Речь не о том. И всё же, всё же, всё же...
И я хочу, чтобы то, что здесь написано прозвучало, как моё запоздалое покаяние.
Я. Б. Зельдович
Яков Борисович Зельдович (1914-1987)
Чутьё на теории
Среди всех качеств Якова Борисовича как физика-теоретика, было, с моей точки зрения, особенно замечательное, выделяющее его из среды других теоретиков, — это чутьё на теории. Я имею в виду удивительный дар почувствовать глубину и перспективу теоретической мысли или идеи, когда эта мысль или идея ещё совершенно не сформировалась, сыра, даже выглядит скорее абсурдной, чем разумной, и почти все остальные её просто игнорируют.
Я приведу несколько примеров такого рода предвидений.
В 1959-1961 годах появились работы Салама и Уорда и Глешоу с первыми попытками объединения слабых и электромагнитных взаимодействий. В то время эти работы не привлекли общего интереса. Но Я. Б. сразу обратил на них внимание. Он приходил к нам в ИТЭФ[11] и говорил: «Какая замечательная теория, почему вы ею не занимаетесь?» Мы отвечали, что теория неперенормируема, в ней будет большая вероятность распада μ → еγ и т. д., но Я. Б. это не останавливало: он считал, что идея настолько глубока, что такой теорией всё равно нужно заниматься, не обращая внимания на трудности. И, по большому счёту, он был прав. Несмотря на то, что тогда, в 1961-1962 годах, мы не последовали его советам, мне кажется, что его слова, по крайней мере, для меня, не прошли даром — несколько позже, начиная с 1963 года, я стал заниматься теорией с промежуточными W-бозонами.
Другой пример связан с работой Голдстоуна 1961 года, в которой было доказано, что спонтанное нарушение симметрии приводит к появлению безмассовых частиц — голдстоунов. Отношение к этой работе в ИТЭФ тогда было таким: все соглашались, что работа интересная, но никто не хотел развивать эти идеи дальше. Может быть, причина была в том, что почти все в ИТЭФ (и, особенно, Померанчук) были увлечены тогда реджевской теорией. Я. Б. в обсуждениях неоднократно подчёркивал глубину и перспективность идей Голдстоуна и призывал нас развивать их. Но, увы, его усилия здесь были безуспешны — мы продолжали заниматься своим делом. Как известно, сейчас идеи о спонтанном нарушении симметрии и возникновении голдстоунов пронизывают всю физику элементарных частиц.
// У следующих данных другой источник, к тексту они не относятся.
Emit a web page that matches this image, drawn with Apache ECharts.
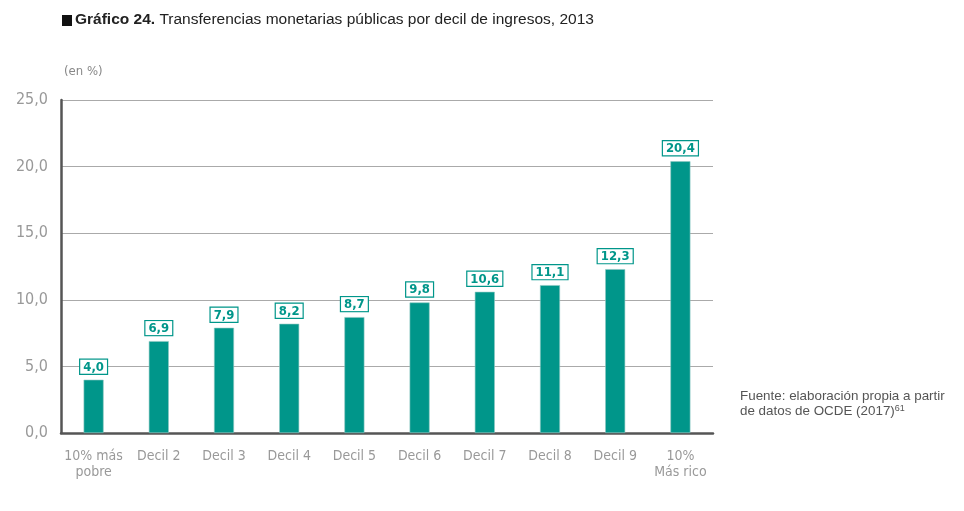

Третий пример подобного рода относится к космологическому члену в теории гравитации. Начиная с 70-х годов Я. Б. говорил, что в существующих теориях поля (в том числе, и в моделях великого объединения) космологический член, вычисленный по теории возмущений, как правило, расходится, либо если даже в какой-то теории и удаётся добиться его сходимости, то его величина оказывается на много десятков порядков больше экспериментальных ограничений. По мнению Я. Б. требование, чтобы теория приводила к равной нулю величине космологического члена, должна лежать в основе выбора подходящих теорий. К этой мысли Я. Б. возвращался неоднократно, для него это было своего рода «Карфаген должен быть разрушен». Проблема космологического члена не разрешена до сих пор, и сейчас выдвинутый Я. Б. критерий является одним из основных при отборе теорий, объединяющих все взаимодействия, включая гравитацию. Впрочем, существуют и попытки решить этот вопрос иначе, в рамках космологии. Существование космологического члена (или, в более широком смысле — тёмной энергии) сейчас уже не вызывает сомнений.
У Я. Б. было много работ с соавторами. Но во всех этих работах (я не знаю исключений) основная физическая идея всегда исходила от него. И в соответствии с требованием Ландау (см. выше с. 27), как правило, он заранее предвидел результат.
В своих суждениях Я. Б. был категоричен, даже жёсток. Это было естественно для человека, основным делом которого на протяжении многих лет было создание атомных и водородных бомб. (Хотя необязательно — у Сахарова был мягкий характер.) Но вместе с тем, его нельзя было назвать упрямым: если доводы собеседника были убедительны, он менял свою точку зрения. Помню такой случай. Как-то (это было в 80-х годах) рано утром мне позвонил Я. Б. (он всегда звонил в 8 утра, полагая, что если он встаёт в 6, то и другие должны делать также). Я. Б. стал убеждать меня бросить то, чем я занимаюсь, поскольку это неинтересно, и заняться астрофизикой. Я возразил: «Вы же знаете, чем я занимаюсь!» В течение 10-15 минут я рассказал Я. Б. о том, что делаю. Он изменил свою точку зрения. Результат был незамедлителен. Я. Б. позвонил Харитону и убедил его поддержать мою кандидатуру на выборах в члены-корреспонденты АН СССР.